START Given information

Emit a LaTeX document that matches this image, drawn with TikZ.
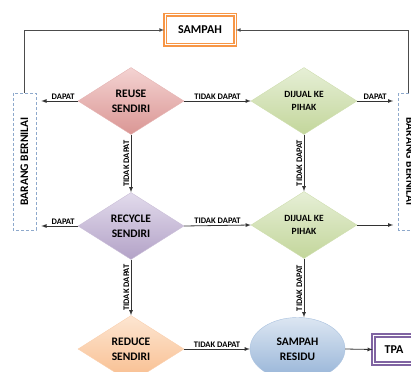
\documentclass[tikz,border=0pt]{standalone}
\usepackage{fontspec}
\setmainfont{Carlito}
\usetikzlibrary{shapes.geometric}

\definecolor{pinkA}{HTML}{F4D3D2}
\definecolor{pinkB}{HTML}{DA9694}
\definecolor{ungA}{HTML}{E2DBEC}
\definecolor{ungB}{HTML}{B3A2C7}
\definecolor{hijauA}{HTML}{E6EFD6}
\definecolor{hijauB}{HTML}{C3D69B}
\definecolor{jinggaA}{HTML}{FDE6D2}
\definecolor{jinggaB}{HTML}{F8BC8C}
\definecolor{biruA}{HTML}{DCE6F2}
\definecolor{biruB}{HTML}{95B3D7}
\definecolor{garis}{HTML}{8EA9CC}
\definecolor{oren}{HTML}{F79646}
\definecolor{ungu}{HTML}{8064A2}

\begin{document}
\begin{tikzpicture}[
    x=1pt, y=-1pt,
    >=latex,
    panah/.style={->, line width=0.8pt, draw=black!80},
    pilih/.style={diamond, aspect=1.6, minimum width=106pt, minimum height=67pt,
        inner sep=0pt, align=center, font=\fontsize{11.5}{15}\selectfont\bfseries},
    jual/.style={pilih, font=\fontsize{9.5}{13}\selectfont\bfseries},
    bernilai/.style={draw=garis, dash pattern=on 3pt off 2pt, line width=0.6pt,
        minimum width=137pt, minimum height=23pt, inner sep=0pt,
        font=\fontsize{11.5}{13}\selectfont\bfseries},
    ujung/.style={double=white, line width=1.6pt, double distance=1pt,
        inner sep=0pt, font=\fontsize{12}{14}\selectfont\bfseries},
    ket/.style={font=\fontsize{8.5}{10}\selectfont\bfseries, inner sep=1.5pt},
    kembali/.style={->, line width=0.7pt, draw=black!70}
]
\useasboundingbox (0,0) rectangle (411,371);
\clip (0,0) rectangle (411,371);

\node[ujung, draw=oren, minimum width=70pt, minimum height=30pt] (sampah) at (200,30) {SAMPAH};

\node[pilih, draw=pinkB!70, top color=pinkA, bottom color=pinkB] (reuse) at (131,101) {REUSE\\SENDIRI};
\node[jual, draw=hijauB!80, top color=hijauA, bottom color=hijauB] (jual1) at (304,101) {DIJUAL KE\\PIHAK};
\node[pilih, draw=ungB!70, top color=ungA, bottom color=ungB] (recycle) at (131,226) {RECYCLE\\SENDIRI};
\node[jual, draw=hijauB!80, top color=hijauA, bottom color=hijauB] (jual2) at (304,225) {DIJUAL KE\\PIHAK};
\node[pilih, draw=jinggaB!70, top color=jinggaA, bottom color=jinggaB] (reduce) at (131,349) {REDUCE\\SENDIRI};
\node[ellipse, draw=biruB!80, top color=biruA, bottom color=biruB, minimum width=95pt,
    minimum height=63pt, inner sep=0pt, align=center,
    font=\fontsize{11.5}{15}\selectfont\bfseries] (residu) at (297.5,349) {SAMPAH\\RESIDU};
\node[ujung, draw=ungu, minimum width=41pt, minimum height=28pt] (tpa) at (394,349.5) {TPA};

\node[bernilai, rotate=90] (kiri) at (24.5,161.5) {BARANG BERNILAI};
\node[bernilai, rotate=-90] (kanan) at (410,161.5) {BARANG BERNILAI};

\draw[panah] (reuse.west) -- node[ket, above, pos=0.4] {DAPAT} ([xshift=5pt]reuse.west -| kiri.south);
\draw[panah] (reuse.east) -- node[ket, above] {TIDAK DAPAT} (jual1.west);
\draw[panah] (jual1.east) -- node[ket, above] {DAPAT} ([xshift=-5pt]jual1.east -| kanan.south);
\draw[panah] (reuse.south) -- node[ket, rotate=90, anchor=south] {TIDAK DAPAT} (recycle.north);
\draw[panah] (jual1.south) -- node[ket, rotate=90, anchor=south] {TIDAK DAPAT} (jual2.north);
\draw[panah] (recycle.west) -- node[ket, above, pos=0.4] {DAPAT} ([xshift=5pt]recycle.west -| kiri.south);
\draw[panah] (recycle.east) -- node[ket, above] {TIDAK DAPAT} (jual2.west);
\draw[panah] (jual2.east) -- ([xshift=-5pt]jual2.east -| kanan.south);
\draw[panah] (recycle.south) -- node[ket, rotate=90, anchor=south] {TIDAK DAPAT} (reduce.north);
\draw[panah] (jual2.south) -- node[ket, rotate=90, anchor=south] {TIDAK DAPAT} (jual2.south |- residu.north);
\draw[panah] (reduce.east) -- node[ket, above] {TIDAK DAPAT} (residu.west);
\draw[panah] (residu.east) -- (tpa.west);

\draw[kembali] (kiri.east) |- (sampah.west);
\draw[kembali] ([xshift=-1.5pt]kanan.west) |- (sampah.east);
\end{tikzpicture}
\end{document}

END Given information

**Exercise task:**
Return to the listing above and set it down exactly, leaving out its pictures.

**Solved problem:**
Emit a LaTeX document that matches this image, drawn with TikZ.
\documentclass[tikz,border=0pt]{standalone}
\usepackage{fontspec}
\setmainfont{Carlito}
\usetikzlibrary{shapes.geometric}

\definecolor{pinkA}{HTML}{F4D3D2}
\definecolor{pinkB}{HTML}{DA9694}
\definecolor{ungA}{HTML}{E2DBEC}
\definecolor{ungB}{HTML}{B3A2C7}
\definecolor{hijauA}{HTML}{E6EFD6}
\definecolor{hijauB}{HTML}{C3D69B}
\definecolor{jinggaA}{HTML}{FDE6D2}
\definecolor{jinggaB}{HTML}{F8BC8C}
\definecolor{biruA}{HTML}{DCE6F2}
\definecolor{biruB}{HTML}{95B3D7}
\definecolor{garis}{HTML}{8EA9CC}
\definecolor{oren}{HTML}{F79646}
\definecolor{ungu}{HTML}{8064A2}

\begin{document}
\begin{tikzpicture}[
    x=1pt, y=-1pt,
    >=latex,
    panah/.style={->, line width=0.8pt, draw=black!80},
    pilih/.style={diamond, aspect=1.6, minimum width=106pt, minimum height=67pt,
        inner sep=0pt, align=center, font=\fontsize{11.5}{15}\selectfont\bfseries},
    jual/.style={pilih, font=\fontsize{9.5}{13}\selectfont\bfseries},
    bernilai/.style={draw=garis, dash pattern=on 3pt off 2pt, line width=0.6pt,
        minimum width=137pt, minimum height=23pt, inner sep=0pt,
        font=\fontsize{11.5}{13}\selectfont\bfseries},
    ujung/.style={double=white, line width=1.6pt, double distance=1pt,
        inner sep=0pt, font=\fontsize{12}{14}\selectfont\bfseries},
    ket/.style={font=\fontsize{8.5}{10}\selectfont\bfseries, inner sep=1.5pt},
    kembali/.style={->, line width=0.7pt, draw=black!70}
]
\useasboundingbox (0,0) rectangle (411,371);
\clip (0,0) rectangle (411,371);

\node[ujung, draw=oren, minimum width=70pt, minimum height=30pt] (sampah) at (200,30) {SAMPAH};

\node[pilih, draw=pinkB!70, top color=pinkA, bottom color=pinkB] (reuse) at (131,101) {REUSE\\SENDIRI};
\node[jual, draw=hijauB!80, top color=hijauA, bottom color=hijauB] (jual1) at (304,101) {DIJUAL KE\\PIHAK};
\node[pilih, draw=ungB!70, top color=ungA, bottom color=ungB] (recycle) at (131,226) {RECYCLE\\SENDIRI};
\node[jual, draw=hijauB!80, top color=hijauA, bottom color=hijauB] (jual2) at (304,225) {DIJUAL KE\\PIHAK};
\node[pilih, draw=jinggaB!70, top color=jinggaA, bottom color=jinggaB] (reduce) at (131,349) {REDUCE\\SENDIRI};
\node[ellipse, draw=biruB!80, top color=biruA, bottom color=biruB, minimum width=95pt,
    minimum height=63pt, inner sep=0pt, align=center,
    font=\fontsize{11.5}{15}\selectfont\bfseries] (residu) at (297.5,349) {SAMPAH\\RESIDU};
\node[ujung, draw=ungu, minimum width=41pt, minimum height=28pt] (tpa) at (394,349.5) {TPA};

\node[bernilai, rotate=90] (kiri) at (24.5,161.5) {BARANG BERNILAI};
\node[bernilai, rotate=-90] (kanan) at (410,161.5) {BARANG BERNILAI};

\draw[panah] (reuse.west) -- node[ket, above, pos=0.4] {DAPAT} ([xshift=5pt]reuse.west -| kiri.south);
\draw[panah] (reuse.east) -- node[ket, above] {TIDAK DAPAT} (jual1.west);
\draw[panah] (jual1.east) -- node[ket, above] {DAPAT} ([xshift=-5pt]jual1.east -| kanan.south);
\draw[panah] (reuse.south) -- node[ket, rotate=90, anchor=south] {TIDAK DAPAT} (recycle.north);
\draw[panah] (jual1.south) -- node[ket, rotate=90, anchor=south] {TIDAK DAPAT} (jual2.north);
\draw[panah] (recycle.west) -- node[ket, above, pos=0.4] {DAPAT} ([xshift=5pt]recycle.west -| kiri.south);
\draw[panah] (recycle.east) -- node[ket, above] {TIDAK DAPAT} (jual2.west);
\draw[panah] (jual2.east) -- ([xshift=-5pt]jual2.east -| kanan.south);
\draw[panah] (recycle.south) -- node[ket, rotate=90, anchor=south] {TIDAK DAPAT} (reduce.north);
\draw[panah] (jual2.south) -- node[ket, rotate=90, anchor=south] {TIDAK DAPAT} (jual2.south |- residu.north);
\draw[panah] (reduce.east) -- node[ket, above] {TIDAK DAPAT} (residu.west);
\draw[panah] (residu.east) -- (tpa.west);

\draw[kembali] (kiri.east) |- (sampah.west);
\draw[kembali] ([xshift=-1.5pt]kanan.west) |- (sampah.east);
\end{tikzpicture}
\end{document}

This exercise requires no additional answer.